Silver–zinc oxide-doped hydroxyapatite nanocomposite: an efficient peroxidase nanozyme for the colorimetric detection of ascorbic acid

Abstract

Ascorbic acid is an important player in the food and pharmaceutical industries and plays a key role in the human body. Its abnormal concentration is linked to pathological conditions and monitoring the quality of food and pharmaceutical products. Therefore, it is necessary to monitor its concentration through reliable platforms that are easy to use and affordable. The current work reports a new silver and zinc oxide-doped hydroxyapatite (Ag–ZnO@HAp) nanocomposite based colorimetric sensor prepared using a waste valorization approach through a salt-melting method. The synthesis of the nanocomposite was validated through multiple spectroscopic and morphological techniques, which confirmed the desired synthesis. The synthesized nanozyme was able to act as a peroxidase mimic in the presence of hydrogen peroxide.
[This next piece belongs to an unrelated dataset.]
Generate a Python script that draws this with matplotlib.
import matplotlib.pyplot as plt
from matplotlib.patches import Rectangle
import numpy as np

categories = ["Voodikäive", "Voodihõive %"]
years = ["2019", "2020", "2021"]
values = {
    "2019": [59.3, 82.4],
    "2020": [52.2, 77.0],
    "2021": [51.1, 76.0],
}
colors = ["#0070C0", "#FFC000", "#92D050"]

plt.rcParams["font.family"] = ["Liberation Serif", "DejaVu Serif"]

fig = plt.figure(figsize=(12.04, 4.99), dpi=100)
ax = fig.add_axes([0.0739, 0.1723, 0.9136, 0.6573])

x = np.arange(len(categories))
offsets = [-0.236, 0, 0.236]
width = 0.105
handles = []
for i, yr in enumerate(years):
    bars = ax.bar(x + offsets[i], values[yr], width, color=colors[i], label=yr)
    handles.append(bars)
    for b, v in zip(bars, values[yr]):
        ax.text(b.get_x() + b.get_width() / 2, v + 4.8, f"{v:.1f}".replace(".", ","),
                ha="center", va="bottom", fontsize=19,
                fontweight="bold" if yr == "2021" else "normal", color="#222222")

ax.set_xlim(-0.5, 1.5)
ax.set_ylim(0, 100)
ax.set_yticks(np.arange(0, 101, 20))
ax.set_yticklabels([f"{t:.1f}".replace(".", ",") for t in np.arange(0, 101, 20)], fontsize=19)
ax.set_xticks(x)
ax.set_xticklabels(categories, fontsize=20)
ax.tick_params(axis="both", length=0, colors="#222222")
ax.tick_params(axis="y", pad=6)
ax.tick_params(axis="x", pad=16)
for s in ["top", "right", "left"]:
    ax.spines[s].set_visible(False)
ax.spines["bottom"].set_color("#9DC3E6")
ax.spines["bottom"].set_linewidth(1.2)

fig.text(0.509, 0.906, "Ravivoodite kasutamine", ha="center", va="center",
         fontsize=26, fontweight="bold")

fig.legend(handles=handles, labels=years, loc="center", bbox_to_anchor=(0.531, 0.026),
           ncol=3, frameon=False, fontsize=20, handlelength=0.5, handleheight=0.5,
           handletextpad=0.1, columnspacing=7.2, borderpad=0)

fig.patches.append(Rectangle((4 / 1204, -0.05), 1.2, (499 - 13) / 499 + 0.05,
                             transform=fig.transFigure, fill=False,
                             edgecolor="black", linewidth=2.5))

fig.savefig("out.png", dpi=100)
This activity of the nanozyme resulted in the oxidation of tetramethylbenzidine (TMB) to a blue-green oxTMB. Introduction of the analyte to the system transformed the blue-green color of oxTMB to a colorless form. Various variables affecting the efficiency of the proposed sensor were optimized, and the optimized conditions were reported to be 5 mg of the nanozyme, 4 mM TMB, 18 mM H₂O₂, a pH of 7, and a time of 100 seconds. The proposed sensor showed a significant selectivity towards the specific analyte in the presence of various interfering species. The analytical parameters of the fabricated sensor, such as linear range, limit of detection, and limit of quantification, were reported to be 5–85 μM, 0.5 μM, and 1.6 μM, respectively. The synthesized platform was successfully used for the detection of ascorbic acid in the fruit juices. The synthesized nanozyme has the potential to be used in the food, pharmaceutical, and diagnostic industries.